Archaeologists found new evidence for long distance trade of the Chaco Canyon population living in the Southwest of  U.S.A., including corn to feed the thousands of people inhabiting the area.

Pueblo Bonito in Chaco Canyon (by NPS via EurekAlert!)

Chaco Canyon population, living in New Mexico about 1000 years ago represent the peak of Pueblo culture in the American Southwest. Archaeologists presented a new study that the soils there were too salty for the effective growth of corn and beans resulting in bringing food sources to the area from the Chuska Slope, the eastern flank of the Chuska Mountains some 50 miles west. According to the experts, that area was also the source of some 200000 timbers used to shore up Chaco Canyon masonry structures, such as Pueblo Bonite, and it is estimated that between 11000 and 17000 Pueblo people have resided on the Chuska Slope prior to 1130 AD. There is proof that Chaco Canyon inhabitants traded regularly with the Chuska Slope residents, as evidenced by stone tool material (chert), pottery and wooden beams.

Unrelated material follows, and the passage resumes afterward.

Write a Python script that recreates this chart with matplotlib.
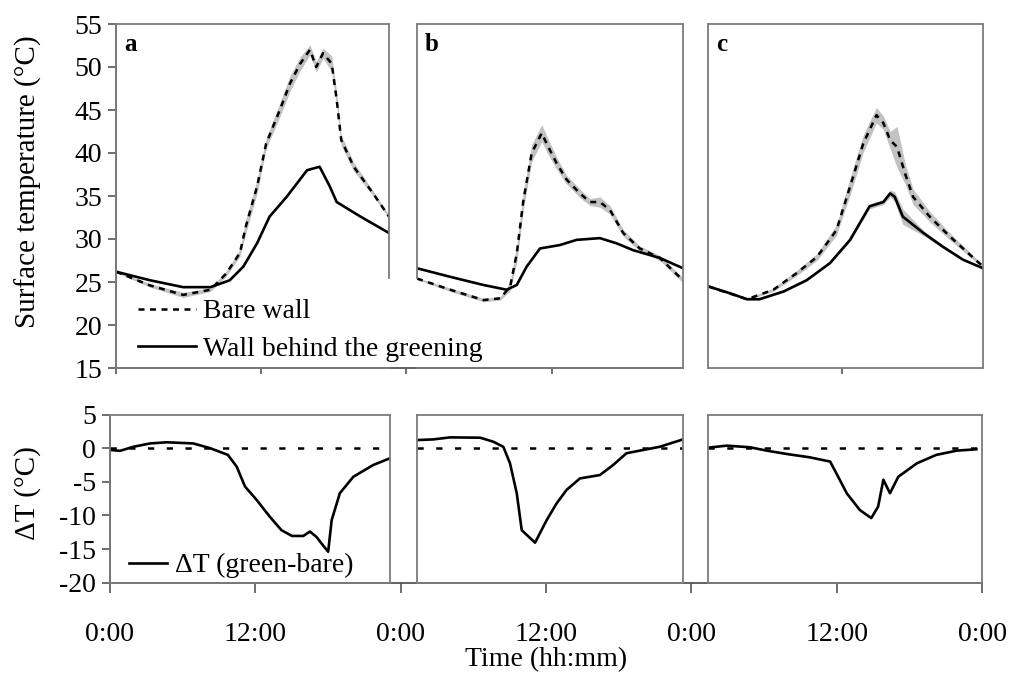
import matplotlib
matplotlib.use("Agg")
import matplotlib.pyplot as plt
import numpy as np

plt.rcParams['font.family'] = ['Liberation Serif', 'DejaVu Serif']
plt.rcParams['axes.unicode_minus'] = False

# ---------------- data (hours of day, temperatures in °C) ----------------
# panel a
A_GREEN_H = [0, 3.0, 5.9, 8.3, 10.0, 11.2, 12.4, 13.5, 15.0, 16.8, 17.9, 18.8, 19.4, 21.5, 24]
A_GREEN_T = [26.2, 25.2, 24.4, 24.4, 25.2, 26.8, 29.5, 32.6, 34.9, 38.0, 38.4, 36.1, 34.3, 32.6, 30.7]
A_BARE_H = [0, 3.0, 5.9, 8.3, 9.7, 10.9, 11.4, 12.4, 13.2, 14.4, 15.3, 16.2, 17.05, 17.6, 18.2,
            18.96, 19.4, 19.8, 20.9, 22.6, 24]
A_BARE_T = [26.2, 24.6, 23.5, 24.1, 26.0, 28.4, 31.4, 36.1, 41.1, 45.0, 48.1, 50.4, 52.0, 50.0, 51.6,
            50.4, 46.2, 41.5, 38.4, 35.3, 32.6]
A_BARE_SD = [0.1, 0.2, 0.3, 0.2, 0.3, 0.4, 0.8, 0.8, 0.6, 0.8, 0.9, 0.8, 0.6, 0.6, 0.6,
             0.9, 0.8, 0.6, 0.5, 0.3, 0.2]
# panel b
B_GREEN_H = [0, 3.0, 6.0, 8.1, 9.0, 9.9, 11.1, 12.9, 14.4, 16.5, 18.0, 19.5, 21.9, 24]
B_GREEN_T = [26.6, 25.6, 24.65, 24.1, 24.65, 26.8, 28.9, 29.3, 29.9, 30.1, 29.5, 28.7, 27.8, 26.6]
B_BARE_H = [0, 3.0, 6.0, 7.5, 8.4, 9.0, 9.6, 10.35, 11.25, 11.85, 12.6, 13.5, 14.7, 15.6, 16.5,
            17.4, 18.6, 20.1, 21.9, 24]
B_BARE_T = [25.4, 24.1, 22.9, 23.1, 24.45, 28.3, 34.5, 40.0, 42.3, 40.7, 38.8, 36.9, 35.3, 34.3, 34.3,
            33.4, 30.7, 28.9, 27.8, 25.2]
B_BARE_SD = [0.1, 0.2, 0.2, 0.2, 0.5, 1.0, 1.0, 1.0, 1.0, 0.9, 0.7, 0.5, 0.5, 0.4, 0.6,
             0.5, 0.4, 0.3, 0.3, 0.3]
# panel c
C_GREEN_H = [0, 1.9, 3.4, 4.5, 6.6, 8.6, 10.65, 12.4, 14.1, 15.3, 15.9, 16.3, 17.0, 18.8, 20.5, 22.25, 24]
C_GREEN_T = [24.5, 23.7, 23.0, 23.0, 23.9, 25.2, 27.2, 29.9, 33.8, 34.3, 35.3, 34.9, 32.6, 30.7, 29.1, 27.6, 26.6]
C_GREEN_SD = [0.1, 0.1, 0.1, 0.1, 0.1, 0.1, 0.1, 0.2, 0.3, 0.3, 0.4, 0.6, 0.9, 0.3, 0.2, 0.1, 0.1]
C_BARE_H = [0, 3.4, 5.7, 7.7, 9.5, 11.2, 12.4, 13.55, 14.7, 15.3, 15.9, 16.5, 17.2, 17.9, 19.35, 21.1, 24]
C_BARE_T = [24.5, 23.0, 24.1, 26.0, 27.9, 31.0, 36.1, 41.1, 44.4, 43.5, 41.5, 40.7, 37.6, 34.9, 32.6, 30.3, 26.8]
C_BARE_SD = [0.1, 0.1, 0.2, 0.3, 0.4, 0.6, 1.0, 1.0, 0.9, 0.8, 1.0, 2.4, 1.2, 0.9, 0.6, 0.4, 0.2]

# temperature difference green - bare
DA_H = [0, 0.86, 2.0, 3.43, 4.86, 7.14, 8.57, 10.1, 10.86, 11.57, 12.57, 13.7, 14.7, 15.6, 16.57,
        17.14, 17.7, 18.1, 18.7, 19.0, 19.7, 20.86, 22.57, 24]
DA_T = [-0.27, -0.4, 0.2, 0.7, 0.87, 0.7, 0.0, -1.0, -2.75, -5.7, -7.7, -10.2, -12.2, -13.05, -13.05,
        -12.4, -13.2, -14.1, -15.4, -10.7, -6.7, -4.25, -2.5, -1.5]
DB_H = [0, 1.47, 2.98, 5.7, 6.88, 7.79, 8.39, 9.0, 9.45, 10.65, 11.7, 12.6, 13.5, 14.7, 16.5,
        17.7, 18.9, 20.1, 21.9, 24]
DB_T = [1.2, 1.3, 1.6, 1.55, 0.96, 0.2, -2.25, -6.7, -12.2, -14.05, -10.7, -8.2, -6.2, -4.5, -4.0,
        -2.5, -0.76, -0.37, 0.2, 1.3]
DC_H = [0, 1.64, 3.68, 5.14, 6.9, 8.9, 10.7, 11.4, 12.15, 13.3, 14.3, 14.9, 15.36, 15.94, 16.67,
        18.3, 20.0, 21.8, 23.5]
DC_T = [0.07, 0.37, 0.13, -0.37, -0.87, -1.36, -2.0, -4.25, -6.7, -9.2, -10.4, -8.7, -4.7, -6.7, -4.25,
        -2.25, -1.0, -0.37, -0.17]

PANEL_LABELS = ['a', 'b', 'c']
TIME_TICKS = [0, 12, 24, 36, 48, 60, 72]
TIME_LABELS = ['0:00', '12:00', '0:00', '12:00', '0:00', '12:00', '0:00']
TOP_YTICKS = [15, 20, 25, 30, 35, 40, 45, 50, 55]
BOT_YTICKS = [-20, -15, -10, -5, 0, 5]

# ---------------- layout ----------------
W, H = 1019, 677
fig = plt.figure(figsize=(W / 100, H / 100), dpi=100)


def rect(x0, x1, ytop, ybot):
    return [x0 / W, 1 - ybot / H, (x1 - x0) / W, (ybot - ytop) / H]


FRAME = '#7c7c7c'
AXC = '#555555'
FS = 20
BAND = '#c2c2c2'

TOP_Y = (24, 368)
BOT_Y = (414.5, 582.7)
TOP_X = [(116, 389), (417, 683), (708, 983)]
BOT_X = [(110, 390), (417, 683), (708, 982)]

# overlay axes (shared scales / axis lines)
ov_t = fig.add_axes(rect(116, 987, *TOP_Y))
ov_t.patch.set_visible(False)
ov_t.set_xlim(0, 72)
ov_t.set_ylim(15, 55)
for s in ['top', 'right']:
    ov_t.spines[s].set_visible(False)
for s in ['left', 'bottom']:
    ov_t.spines[s].set_color(AXC)
    ov_t.spines[s].set_linewidth(1.3)
ov_t.spines['bottom'].set_bounds(0, 46.9)
ov_t.set_xticks([0, 12, 24, 36, 60])
ov_t.set_xticklabels([])
ov_t.set_yticks(TOP_YTICKS)
ov_t.tick_params(axis='y', direction='out', length=6, width=1.2, color=AXC, labelsize=FS, pad=4)
ov_t.tick_params(axis='x', direction='out', length=4.5, width=1.2, color=AXC)

ov_b = fig.add_axes(rect(110, 982, *BOT_Y))
ov_b.patch.set_visible(False)
ov_b.set_xlim(0, 72)
ov_b.set_ylim(-20, 5)
for s in ['top', 'right']:
    ov_b.spines[s].set_visible(False)
for s in ['left', 'bottom']:
    ov_b.spines[s].set_color(AXC)
    ov_b.spines[s].set_linewidth(1.3)
ov_b.set_xticks(TIME_TICKS)
ov_b.set_xticklabels(TIME_LABELS)
ov_b.set_yticks(BOT_YTICKS)
ov_b.tick_params(axis='y', direction='out', length=6, width=1.2, color=AXC, labelsize=FS, pad=4)
ov_b.tick_params(axis='x', direction='out', length=7, width=1.2, color=AXC, labelsize=FS, pad=21)

# temperature panels
top_data = [
    (A_GREEN_H, A_GREEN_T, None, A_BARE_H, A_BARE_T, A_BARE_SD),
    (B_GREEN_H, B_GREEN_T, None, B_BARE_H, B_BARE_T, B_BARE_SD),
    (C_GREEN_H, C_GREEN_T, C_GREEN_SD, C_BARE_H, C_BARE_T, C_BARE_SD),
]
handles = None
for i, ((x0, x1), (gh, gt, gsd, bh, bt, bsd)) in enumerate(zip(TOP_X, top_data)):
    ax = fig.add_axes(rect(x0, x1, *TOP_Y))
    ax.patch.set_visible(False)
    ax.set_xlim(0, 24)
    ax.set_ylim(15, 55)
    ax.set_xticks([])
    ax.set_yticks([])
    for s in ax.spines.values():
        s.set_color(FRAME)
        s.set_linewidth(1.3)
    if i == 0:
        ax.spines['right'].set_bounds(25.5, 55)
    if i == 1:
        ax.spines['left'].set_bounds(25.5, 55)
    bh_a = np.array(bh)
    bt_a = np.array(bt)
    bsd_a = np.array(bsd)
    ax.fill_between(bh_a, bt_a - bsd_a, bt_a + bsd_a, color=BAND, lw=0)
    if gsd is not None:
        ga = np.array(gt)
        gs = np.array(gsd)
        ax.fill_between(gh, ga - gs, ga + gs, color=BAND, lw=0)
    lb, = ax.plot(bh, bt, color='black', lw=1.8, ls=(0, (2.4, 2.2)), label='Bare wall')
    lg, = ax.plot(gh, gt, color='black', lw=1.9, label='Wall behind the greening')
    ax.text(0.03, 0.94, PANEL_LABELS[i], transform=ax.transAxes, fontsize=18,
            fontweight='bold', ha='left', va='center')
    if i == 0:
        handles = [lb, lg]

ov_t.legend(handles=handles, loc='upper left', frameon=False, fontsize=FS,
            bbox_to_anchor=(138 / W, 1 - 299 / H), bbox_transform=fig.transFigure,
            borderpad=0, borderaxespad=0, handlelength=2.1, handletextpad=0.25,
            labelspacing=0.42)

# difference panels
bot_data = [(DA_H, DA_T), (DB_H, DB_T), (DC_H, DC_T)]
dl = None
for i, ((x0, x1), (dh, dt)) in enumerate(zip(BOT_X, bot_data)):
    ax = fig.add_axes(rect(x0, x1, *BOT_Y))
    ax.patch.set_visible(False)
    ax.set_xlim(0, 24)
    ax.set_ylim(-20, 5)
    ax.set_xticks([])
    ax.set_yticks([])
    for s in ax.spines.values():
        s.set_color(FRAME)
        s.set_linewidth(1.3)
    ax.axhline(0, color='black', lw=1.8, ls=(0, (2.5, 5)))
    l, = ax.plot(dh, dt, color='black', lw=1.9, label='ΔT (green-bare)')
    if i == 0:
        dl = l

ov_b.legend(handles=[dl], loc='upper left', frameon=False, fontsize=FS,
            bbox_to_anchor=(129 / W, 1 - 553 / H), bbox_transform=fig.transFigure,
            borderpad=0, borderaxespad=0, handlelength=1.35, handletextpad=0.3)

# axis titles
fig.text(28 / W, 1 - 182 / H, 'Surface temperature (°C)', rotation=90,
         ha='center', va='center', fontsize=21)
fig.text(28 / W, 1 - 493 / H, 'ΔT (°C)', rotation=90, ha='center', va='center', fontsize=21)
fig.text(546 / W, 1 - 660 / H, 'Time (hh:mm)', ha='center', va='center', fontsize=FS)

fig.savefig('out.png', dpi=100)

That is why, archaeologists believe that surplus corn could have also been imported. Chuska Mountains is an area where winter snows would have produced a significant amount of spring snowmelt that was combined with surface water, which concentrated and conveyed allowed for the diversion of surface water to irrigate large corn fields on the Chuska Slope. Meanwhile the Chaco Canyon was an area where the natural conditions did not allow for sufficient crop cultivation.